Researchers from the UPC’s Institute of Robotics and Industrial Informatics (IRI) and the Agricultural Machinery Unit (UMA) are working with other research centres and European companies to develop collaborative robots to harvest and prune table grape vines.
In the context of Industry 4.0, human-robot collaboration is increasingly common in industry, but not in agriculture, where the development of innovative robotics and AI-based technologies is still at a very early stage, despite being considered the cornerstone for the future of sustainable agriculture. The Universitat Politècnica de Catalunya · BarcelonaTech (UPC) is now working with other European partners in the European project CANOPIES to explore a new paradigm for human-robot collaboration in precision agriculture for permanent crops, and specifically for harvesting and pruning table grape vines.
Under this four-year European project, with H2020 funding of 6.9 million euros, and coordinated by the Università degli Studi Roma Tre (Italy), research centres and leading robotics companies in Europe will demonstrate how a team of robots work in a coordinated and collaborative manner with each other and with people to harvest, prune and transport grapes—an initiative that paves the way for new approaches to manage crops and agricultural holdings.
At the UPC, the project is led by Alberto Sanfeliu, a researcher at the Institute of Robotics and Industrial Informatics (IRI)—a joint centre of the UPC and the Spanish National Research Council (CSIC)—in collaboration with the Agricultural Machinery Unit (UMA)—affiliated with the Barcelona School of Agri-Food and Biosystems Engineering (EEABB)—led by researcher Emilio Gil.
Perfecting human-machine relationships
Robots developed in this project will be able not only to operate autonomously, but also to collaborate with each other and with people. This is the key point, as explained by researcher Alberto Sanfeliu, who leads the project at the IRI: “Almost no work has been done so far on how people and robots interact in agricultural processes. This game-changing project will have robots help in harvesting and pruning tasks in an automated way, also by collaborating with each other and with humans. This type of collaboration is becoming popular in factories, but it is pretty uncommon in agriculture.”
The IRI’s mission within the project is to “develop the science and technology that will allow human-robot interaction, to have them help each other in harvesting grapes,” explains Sanfeliu, who is also a researcher at the Artificial Vision and Intelligent Systems (VIS) research group and a professor at the Barcelona School of Industrial Engineering (ETSEIB).
The IRI also develops the robots’ perception systems based on computer vision technologies, to make them capable of identifying grapes at optimum ripeness, locating the appropriate cutting point on the peduncle and determining which and how branches should be pruned, which are high-precision tasks.
Specialised in precision and mechanised agriculture, the UMA’s role in the project is essentially to implement the operations and processes involved in agriculture so that robots integrate all agricultural machinery functions, duly adapted to grape harvesting, pruning and transporting.

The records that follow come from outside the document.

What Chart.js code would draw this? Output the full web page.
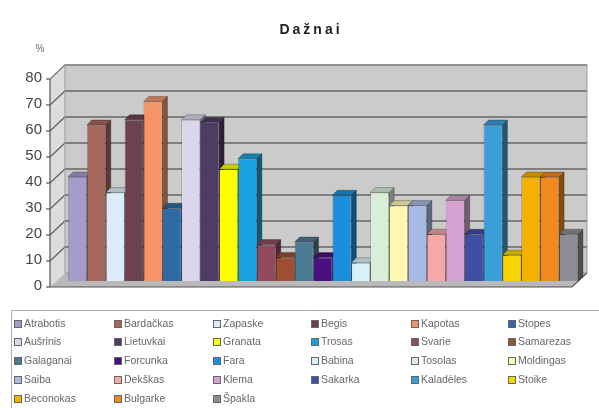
<!DOCTYPE html>
<html>
<head>
<meta charset="utf-8">
<script src="https://cdn.jsdelivr.net/npm/chart.js@4.4.1/dist/chart.umd.min.js"></script>
<style>
html,body{margin:0;padding:0;background:#fff;}
#wrap{width:599px;height:408px;position:relative;}
</style>
</head>
<body>
<div id="wrap"><canvas id="c" width="599" height="408"></canvas></div>
<script>
const titleText = "Dažnai";
const unitText = "%";
const names = ["Atrabotis","Bardačkas","Zapaske","Begis","Kapotas","Stopes",
  "Aušrinis","Lietuvkai","Granata","Trosas","Svarie","Samarezas",
  "Galaganai","Forcunka","Fara","Babina","Tosolas","Moldingas",
  "Saiba","Dekškas","Klema","Sakarka","Kaladėles","Stoike",
  "Beconokas","Bulgarke","Špakla"];
const values = [40,60,34,62,69,28,
  62,61,43,47,14,9,
  15,9,33,7,34,29,
  29,18,31,18,60,10,
  40,40,18];
const yTicks = [0,10,20,30,40,50,60,70,80];
const colors = ["#a49bcc","#a8675c","#dcedf9","#6c4150","#f59566","#2d6aa6",
  "#ddd5ec","#4e3c64","#ffff00","#18a3e0","#904b5f","#9e4f33",
  "#4b7b92","#4a1082","#1b8fdc","#d8f0fa","#d9eed9","#fff7b2",
  "#a7bae3","#f5a8a6","#d5a1d1","#3f4fa6","#3a9fd6","#f7d300",
  "#f5b100","#f08a1e","#8d8d96"];

function shade(hex, f){
  const n = parseInt(hex.slice(1),16);
  let r=(n>>16)&255,g=(n>>8)&255,b=n&255;
  if(f<1){r*=f;g*=f;b*=f;}else{r=r+(255-r)*(f-1);g=g+(255-g)*(f-1);b=b+(255-b)*(f-1);}
  return `rgb(${Math.round(r)},${Math.round(g)},${Math.round(b)})`;
}

const BDX=5, BDY=5;

const frame3d = {
  id:'frame3d',
  beforeDatasetsDraw(chart){
    const ctx=chart.ctx, y=chart.scales.y;
    const Y=v=>y.getPixelForValue(v);
    const fx=50, bx=65, fr=572, br=587;
    ctx.save();
    ctx.fillStyle='#cbcbcb';
    ctx.fillRect(bx, Y(80)-8, br-bx, Y(0)-Y(80));
    ctx.fillStyle='#dcdcdc';
    ctx.beginPath();
    ctx.moveTo(fx,Y(80)+6);ctx.lineTo(bx,Y(80)-8);ctx.lineTo(bx,Y(0)-8);ctx.lineTo(fx,Y(0)+6);ctx.closePath();ctx.fill();
    ctx.fillStyle='#b9b9b9';
    ctx.beginPath();
    ctx.moveTo(fx,Y(0)+6);ctx.lineTo(bx,Y(0)-8);ctx.lineTo(br,Y(0)-8);ctx.lineTo(fr,Y(0)+6);ctx.closePath();ctx.fill();
    ctx.strokeStyle='#666';ctx.lineWidth=1.3;
    yTicks.forEach(v=>{
      if(v===0) return;
      ctx.beginPath();
      ctx.moveTo(fx,Y(v)+6);ctx.lineTo(bx,Y(v)-8);ctx.lineTo(br,Y(v)-8);ctx.stroke();
    });
    ctx.strokeStyle='#9a9a9a';ctx.lineWidth=1;
    ctx.beginPath();ctx.moveTo(bx,Y(80)-8);ctx.lineTo(bx,Y(0)-8);ctx.lineTo(br,Y(0)-8);ctx.stroke();
    ctx.beginPath();ctx.moveTo(fx,Y(80)+6);ctx.lineTo(bx,Y(80)-8);ctx.lineTo(br,Y(80)-8);ctx.lineTo(br,Y(0)-8);ctx.stroke();
    ctx.strokeStyle='#555';ctx.lineWidth=1.2;
    ctx.beginPath();ctx.moveTo(fx,Y(80)+6);ctx.lineTo(fx,Y(0)+6);ctx.lineTo(fr,Y(0)+6);ctx.lineTo(br,Y(0)-8);ctx.stroke();
    yTicks.forEach(v=>{ctx.beginPath();ctx.moveTo(fx-4,Y(v)+6);ctx.lineTo(fx,Y(v)+6);ctx.stroke();});
    const metas = chart.data.datasets.map((d,i)=>chart.getDatasetMeta(i));
    metas.forEach((m,i)=>{
      const el=m.data[0]; if(!el) return;
      const x2=el.x+el.width/2, top=el.y, bot=el.base;
      ctx.fillStyle=shade(colors[i],0.55);
      ctx.beginPath();ctx.moveTo(x2,top);ctx.lineTo(x2+BDX,top-BDY);ctx.lineTo(x2+BDX,bot-BDY);ctx.lineTo(x2,bot);ctx.closePath();ctx.fill();
      ctx.strokeStyle='rgba(0,0,0,0.35)';ctx.lineWidth=0.7;ctx.stroke();
    });
    metas.forEach((m,i)=>{
      const el=m.data[0]; if(!el) return;
      const x1=el.x-el.width/2, x2=el.x+el.width/2, top=el.y;
      ctx.fillStyle=shade(colors[i],0.8);
      ctx.beginPath();ctx.moveTo(x1,top);ctx.lineTo(x1+BDX,top-BDY);ctx.lineTo(x2+BDX,top-BDY);ctx.lineTo(x2,top);ctx.closePath();ctx.fill();
      ctx.strokeStyle='rgba(0,0,0,0.35)';ctx.lineWidth=0.7;ctx.stroke();
    });
    ctx.restore();
  },
  afterDraw(chart){
    const ctx=chart.ctx;
    ctx.save();
    ctx.fillStyle='#222';
    ctx.font='bold 14px Arial, "Liberation Sans", sans-serif';
    ctx.letterSpacing='3px';
    ctx.textAlign='center';ctx.textBaseline='middle';
    ctx.fillText(titleText,311,30);
    ctx.letterSpacing='0px';
    ctx.fillStyle='#666';
    ctx.font='10px Arial, "Liberation Sans", sans-serif';
    ctx.fillText(unitText,40,49);
    ctx.strokeStyle='#b0b0b0';ctx.lineWidth=1;
    ctx.beginPath();ctx.moveTo(599,310.5);ctx.lineTo(11.5,310.5);ctx.lineTo(11.5,408);ctx.stroke();
    const colX=[18,118,217,315,415,512], rowY=[324,342,361,380,399];
    ctx.font='10.5px Arial, "Liberation Sans", sans-serif';
    ctx.textAlign='left';ctx.textBaseline='middle';
    chart.data.datasets.forEach((d,i)=>{
      const cx=colX[i%6], cy=rowY[Math.floor(i/6)];
      ctx.fillStyle=d.backgroundColor;
      ctx.fillRect(cx-3.5,cy-3.5,7,7);
      ctx.strokeStyle='#666';ctx.lineWidth=1;
      ctx.strokeRect(cx-3.5,cy-3.5,7,7);
      ctx.fillStyle='#666';
      ctx.fillText(d.label,cx+6,cy+0.5);
    });
    ctx.restore();
  }
};

new Chart(document.getElementById('c'),{
  type:'bar',
  data:{
    labels:[''],
    datasets:names.map((n,i)=>({
      label:n,
      data:[values[i]],
      backgroundColor:colors[i],
      borderColor:'rgba(0,0,0,0.35)',
      borderWidth:0.7
    }))
  },
  options:{
    responsive:false,
    animation:false,
    layout:{padding:{top:73,bottom:127,left:0,right:3}},
    datasets:{bar:{categoryPercentage:0.934,barPercentage:1}},
    plugins:{legend:{display:false},title:{display:false},tooltip:{enabled:false}},
    scales:{
      x:{display:false},
      y:{
        min:0,max:80,
        grid:{display:false,drawTicks:false},
        border:{display:false},
        afterFit(s){s.width=50;},
        afterBuildTicks(s){s.ticks=yTicks.map(v=>({value:v}));},
        ticks:{stepSize:10,padding:8,labelOffset:5,color:'#444',
          font:{family:'Arial, "Liberation Sans", sans-serif',size:15}}
      }
    }
  },
  plugins:[frame3d]
});
</script>
</body>
</html>
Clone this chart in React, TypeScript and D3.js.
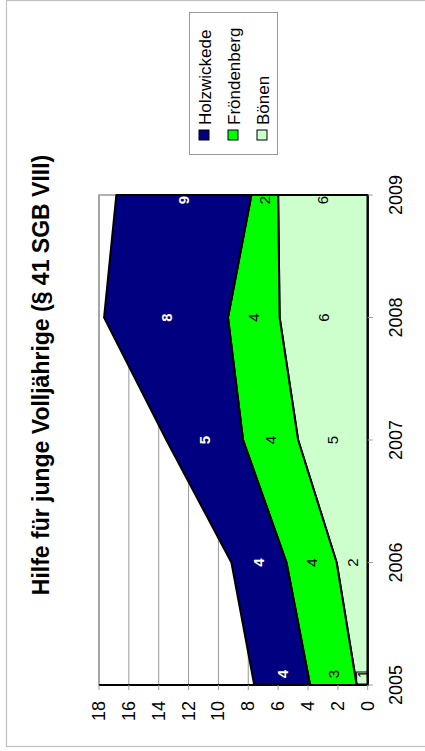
import React from 'react';
import * as d3 from 'd3';

const years = ['2005', '2006', '2007', '2008', '2009'];
const seriesNames = ['Bönen', 'Fröndenberg', 'Holzwickede'];
const boenen = [0.74, 2.08, 4.66, 5.9, 6.0];
const froendenberg = [3.12, 3.36, 3.69, 3.46, 1.79];
const holzwickede = [3.74, 3.69, 5.14, 8.3, 9.05];
const boenenLabels = ['1', '2', '5', '6', '6'];
const froendenbergLabels = ['3', '4', '4', '4', '2'];
const holzwickedeLabels = ['4', '4', '5', '8', '9'];
const valueTicks = [0, 2, 4, 6, 8, 10, 12, 14, 16, 18];
const legendOrder = ['Holzwickede', 'Fröndenberg', 'Bönen'];
const title = 'Hilfe für junge Volljährige (§ 41 SGB VIII)';

const colors: Record<string, string> = {
  'Bönen': '#CCFFCC',
  'Fröndenberg': '#00FF00',
  'Holzwickede': '#000080',
};
const labelStyle: Record<string, { fill: string; weight: string }> = {
  'Bönen': { fill: '#000', weight: 'normal' },
  'Fröndenberg': { fill: '#000', weight: 'normal' },
  'Holzwickede': { fill: '#fff', weight: 'bold' },
};
const labelTexts: Record<string, string[]> = {
  'Bönen': boenenLabels,
  'Fröndenberg': froendenbergLabels,
  'Holzwickede': holzwickedeLabels,
};

const FONT = 'Liberation Sans, Arial, sans-serif';

export default function App() {
  const rows = years.map((y, i) => ({
    year: y,
    'Bönen': boenen[i],
    'Fröndenberg': froendenberg[i],
    'Holzwickede': holzwickede[i],
  }));
  const stacked = d3.stack<any>().keys(seriesNames)(rows);

  // chart is rotated: value axis runs right-to-left, categories bottom-to-top
  const plotLeft = 99, plotRight = 367.7, plotTop = 195, plotBottom = 685;
  const x = d3.scaleLinear().domain([0, 18]).range([plotRight, plotLeft]);
  const y = d3.scalePoint<string>().domain(years).range([plotBottom, plotTop]);

  const area = d3
    .area<any>()
    .y((d) => y(d.data.year) as number)
    .x0((d) => x(d[0]))
    .x1((d) => x(d[1]));

  const rot = (px: number, py: number) => `translate(${px},${py}) rotate(-90)`;

  const legendX = d3.scalePoint<string>().domain(legendOrder).range([204, 262]);

  return (
    <svg width={425} height={751} style={{ position: 'absolute', left: 0, top: 0 }} fontFamily={FONT}>
      <rect x={0} y={0} width={425} height={751} fill="#fff" />
      <rect x={6.5} y={0.5} width={440} height={746} fill="none" stroke="#c0c0c0" strokeWidth={1.2} />

      {/* title */}
      <text transform={rot(48.5, 375)} textAnchor="middle" fontSize={23} fontWeight="bold" fill="#000">
        {title}
      </text>

      {/* plot area border */}
      <rect x={plotLeft} y={plotTop} width={plotRight - plotLeft} height={plotBottom - plotTop} fill="#fff" stroke="#999" strokeWidth={1.5} />

      {/* gridlines */}
      {valueTicks.filter((t) => t > 0).map((t) => (
        <line key={'g' + t} x1={x(t)} x2={x(t)} y1={plotTop} y2={plotBottom} stroke="#999" strokeWidth={1} />
      ))}

      {/* areas */}
      {stacked.map((s) => (
        <path key={s.key} d={area(s) as string} fill={colors[s.key]} stroke="#000" strokeWidth={2} strokeLinejoin="round" />
      ))}

      {/* axes */}
      <line x1={plotRight} x2={plotRight} y1={plotTop} y2={plotBottom} stroke="#000" strokeWidth={2} />
      <line x1={plotLeft} x2={plotRight + 1} y1={plotBottom} y2={plotBottom} stroke="#000" strokeWidth={2} />
      {valueTicks.map((t) => (
        <g key={'vt' + t}>
          <line x1={x(t)} x2={x(t)} y1={plotBottom} y2={plotBottom + 5} stroke="#999" strokeWidth={1} />
          <text transform={rot(x(t), plotBottom + 16)} textAnchor="end" dominantBaseline="central" fontSize={18} fill="#000">
            {String(t)}
          </text>
        </g>
      ))}
      {years.map((yr) => (
        <g key={'ct' + yr}>
          <line x1={plotRight} x2={plotRight + 5} y1={y(yr)} y2={y(yr)} stroke="#999" strokeWidth={1} />
          <text transform={rot(plotRight + 34, y(yr) as number)} textAnchor="middle" fontSize={18} fill="#000">
            {yr}
          </text>
        </g>
      ))}

      {/* data labels */}
      {stacked.map((s) =>
        s.map((d, i) => {
          const cx = (x(d[0]) + x(d[1])) / 2;
          const cy = Math.min(Math.max(y(years[i]) as number, plotTop + 5), plotBottom - 11);
          const w = Math.abs(x(d[0]) - x(d[1]));
          const st = labelStyle[s.key];
          return (
            <g key={s.key + i}>
              {w < 14 && (
                <rect x={x(d[1])} y={cy - 2} width={w} height={plotBottom - cy + 1} fill="none" stroke="#000" strokeWidth={1} />
              )}
              <text transform={rot(cx, cy)} textAnchor="middle" dominantBaseline="central" fontSize={15} fontWeight={st.weight} fill={st.fill}>
                {labelTexts[s.key][i]}
              </text>
            </g>
          );
        })
      )}

      {/* legend */}
      <rect x={189.5} y={12.5} width={88} height={142} fill="#fff" stroke="#999" strokeWidth={1} />
      {legendOrder.map((name) => {
        const cx = legendX(name) as number;
        return (
          <g key={'lg' + name}>
            <rect x={cx - 5} y={130} width={10} height={10} fill={colors[name]} stroke="#000" strokeWidth={1} />
            <text transform={rot(cx + 6.5, 125)} textAnchor="start" fontSize={17} fill="#000">
              {name}
            </text>
          </g>
        );
      })}
    </svg>
  );
}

Revolutionizing an ancient agricultural tradition
The challenge of using robotics for harvesting and pruning requires developing complex processes of perception, communication, shared task planning, human intention prediction, interaction and action. CANOPIES aims to fill the existing development gap of fully autonomous robotic solutions for permanent crops, with great impact on industry and society.
“CANOPIES is a great opportunity not only to achieve a more sustainable agricultural paradigm, but also to make agriculture attractive to young people,” explains Andrea Gasparri, a researcher at the Università degli Studi Roma Tre, the project coordinator. “This can be attained through effective human-robot collaboration, which requires cutting-edge robotics, AI and virtual reality solutions.”
Such solutions aim to revolutionise an age-old agricultural tradition by achieving more efficient high-quality table grape harvesting and at the same time increasing productivity.